While Goddet could never be called a collaborator and insisted in his book that he had done much to thwart the Germans, including refusing to organise the Tour despite the privileges they were offering (see Tour de France during the Second World War), his position was confused by the actions of his elder brother, Maurice. Like Jacques, Maurice had inherited their father's share in the publishing business. Maurice was eased out when his flamboyant policies came close to ruining the company and his final act was to sell shares to a consortium of Germans close to the Nazi party. The major holding in the paper was also sold to the Germans by Albert Lejeune, on behalf of his boss Raymond Petenôtre, who had taken refuge in the USA. L'Auto therefore fell to some extent under German control and the column of general news that Goddet had included to widen the appeal of L'Auto appeal became a propaganda tool for the occupants.

The doors of L'Auto were boarded up on liberation on 17 August 1944, because it "submitted to German control".

==L'Équipe==
Goddet succeeded in launching a new paper, L'Équipe, in 1946, but a condition imposed by the reconstruction government was that Goddet's name wasn't to be associated with his paper nor his presence seen in its building. Two other publishers hoped to establish sports papers and they complained that Goddet's name was associated not only with the tarnished L'Auto but with the Tour de France, which gave L'Équipe an unfair advantage when all newspapers were supposed to have an equal chance of establishing themselves.

On L'Équipes first front page, Goddet wrote anonymously:

We are living through a cruel time in the life of a society in which, if we fail to resist it, selfishness will become the dominant passion. Against such a threat, we will fight in the name of solidarity. Équipe [team] – the very word exercises a noble influence on the heart of our group – an influence that was exerting itself during a time of rage and hope when our collective will was placed in the service of the Resistance.

Goddet was educated at a private school near Oxford, England, and maintained a love for both Britain and the enthusiasm for sport encouraged in his school. He wrote in the thunderous, literary terms established by Henri Desgrange and referred not to finish lines but "les arrivées magistrales". He wrote of the French rider Louison Bobet "accepting gallantly the delay attributed to him by the celestial handicapper". In the heat of southern France, he adopted khaki shorts and shirt, knee-length socks and a pith helmet.

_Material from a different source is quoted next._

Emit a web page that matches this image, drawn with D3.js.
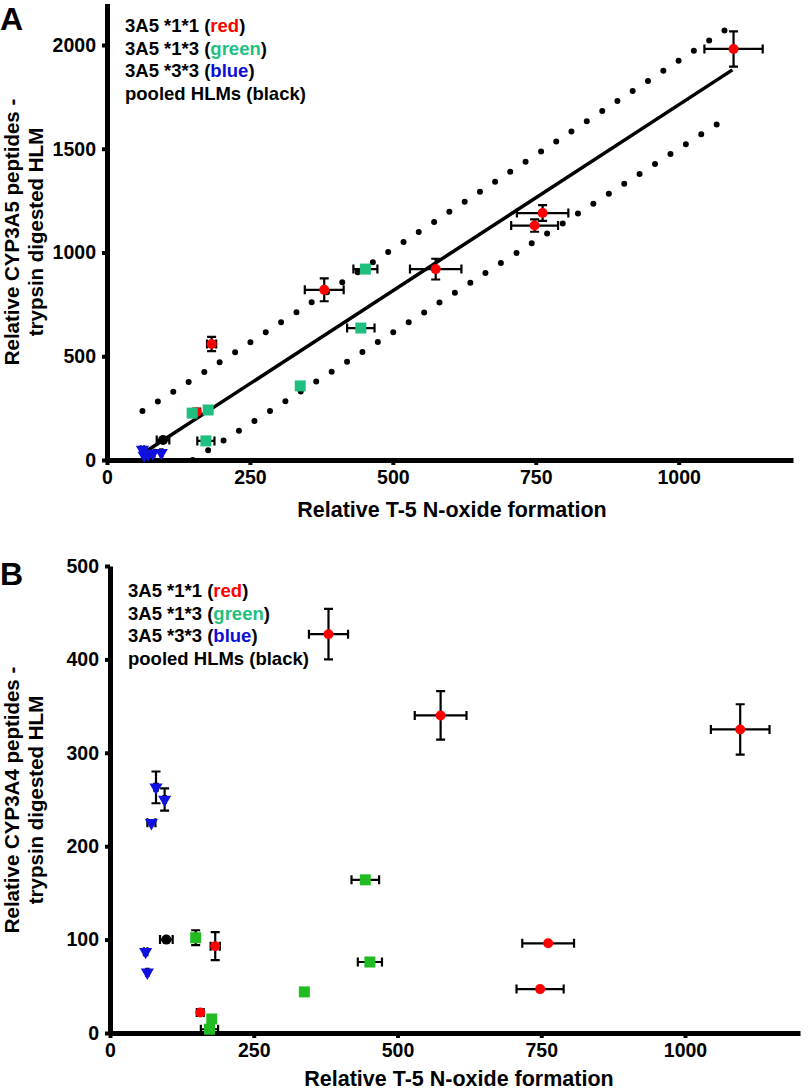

The finances of L'Équipe were rarely sound and in May 1965 Goddet accepted a merger with a company run by the publisher Émilien Amaury, with whom he had earlier made his successful bid to relaunch the Tour de France. Amaury's condition was that his own cycling reporter, Félix Lévitan, should share organisation of the Tour. Lévitan slowly took over from Goddet, especially in the arrangements for sponsorship and finance. He and Goddet were business partners rather than friends, and came into his own when Émilion Amaury bought L'Équipe and the Tour. He was an Amaury favourite, but only with the father.

Amaury's death meant ownership of the Amaury organisation passed to his son, Philippe. Friction over the inheritance meant Philippe was anxious to change some of the arrangements he had taken over and Lévitan fell out of favour. On 17 March 1987 he found the locks of his office changed and a court official waiting to search and clear it amid claims, never proven, of financial mismanagement. Goddet became race director-at-large before leaving the following year.

He died at 95, and his funeral was held in Les Invalides. In tributes, the President of France, Jacques Chirac, called him "one of the inventors of French sport". The prime minister, Lionel Jospin, said: "France and journalism have just lost an exceptional man. He made the Tour de France, through his 50 years at its helm, the most popular French sports event and the one most known across the world". The former winner Laurent Fignon said: "I only knew him a little. But what I remember of him is his personality. He had true moral values and, even if sometimes he could appear hard, he was always just in his judgements".